George is a beautiful book.
I can’t fully express how relieved I am to be able to say that. From the moment I first heard about Alex Gino’s debut work I was willing to do anything to get my hands on a copy. A book about a trans girl written for an elementary/middle-school audience by an actual trans author? It was almost too good to believe. I was ecstatic, overjoyed, thrilled, full of happy tears. Once I was actually holding it in my hands however I began to get worried. What if it wasn’t a good book? What if the advance praise I had heard was all wrong and it was full of tired clichés about trans women? What if I hated the writing so much that I couldn’t in good faith recommend it to anyone? For years I had been waiting for a book like this, a book I wish I had had in elementary school, and now that it was finally here I didn’t know if I was prepared to not like it. I put off reading it for days until one night I couldn’t wait any longer and picked it up and fell in love.
Our heroine is Melissa, a fourth grader who likes playing video games, goofing around with her best friend, and going to Arnie’s All-You-Can-Eat-Buffet with her mom and brother. She’s a sweet and likable character trying find the solution to two big problems: how to get cast as Charlotte in her school’s production of Charlotte’s Web and how to tell the world she’s a girl.
One of my biggest issues with books about trans people (particularly when written by cis authors) is that they often go too far into making their book a TRANS 101 lesson to the point where it overwhelms the plot and becomes clunky and dull. While George definitely has educational moments they’re actually part of the plot. Everything that Melissa knows about trans people makes sense in the context of her being a fourth grader with access to the internet. Gino’s ability to write a sincere and believable story make this book much more accessible and engaging than a “Hi Fourth Graders, Let’s Learn About Trans People!” lecture masquerading as fiction.
For many trans people the process of coming out can be painful, dangerous, traumatic, but Gino manages to take this tough subject and weaves it with humor and joy to produce a story that can be read without needing to take breaks for your emotional safety. I think this book has the potential to show its readers, particularly trans kids and cis parents, just how much of the pain that we may associate with being trans ultimately comes from outside forces; that pain isn’t an inherent condition of being trans but rather comes from bullies, unsympathetic adults, and the ulcer-inducing stress of keeping secret your identity from everyone around you.
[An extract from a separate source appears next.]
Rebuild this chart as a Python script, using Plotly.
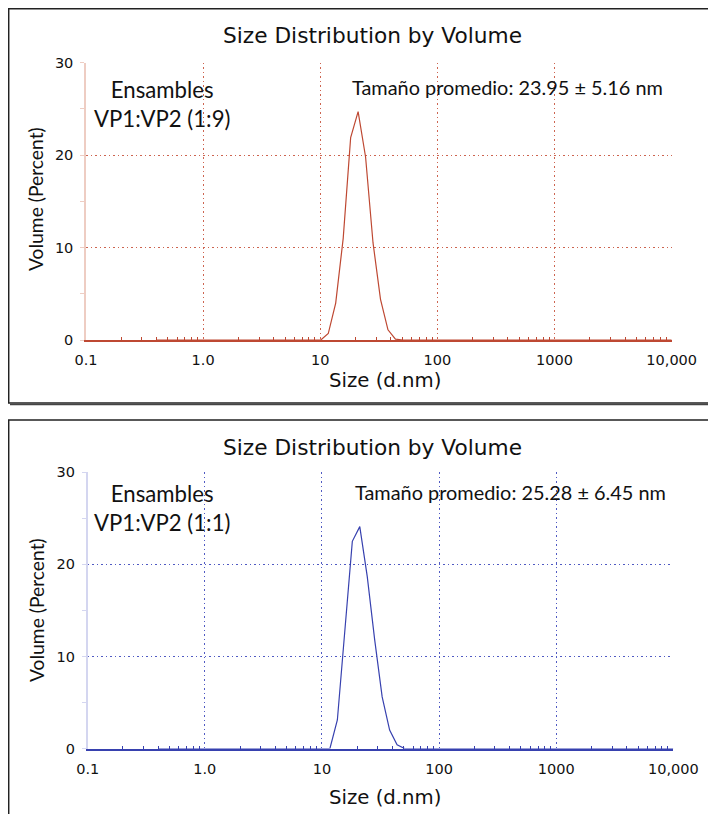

After I read George I couldn’t stop thinking about what this book represents. As I said before this is the first trans book I know of aimed at this age group and by an actual trans person but there’s more to it than that. This book has been published by Scholastic, a major publishing house that has the resources to get this book out there and into the hands of kids who need it. It’s also been covered in media outlets with large audiences: the Sunday Book Review of The New York Times, The Guardian, and NPR have all done favorable pieces on George.
I love George, I love Melissa, I love her story, and I love that Gino is able to write a plot that brings together Melissa’s joy and her pain. Most importantly I love that this is a book that doesn’t just fill an important void in children’s literature but that it’s a book filling the void with a great story.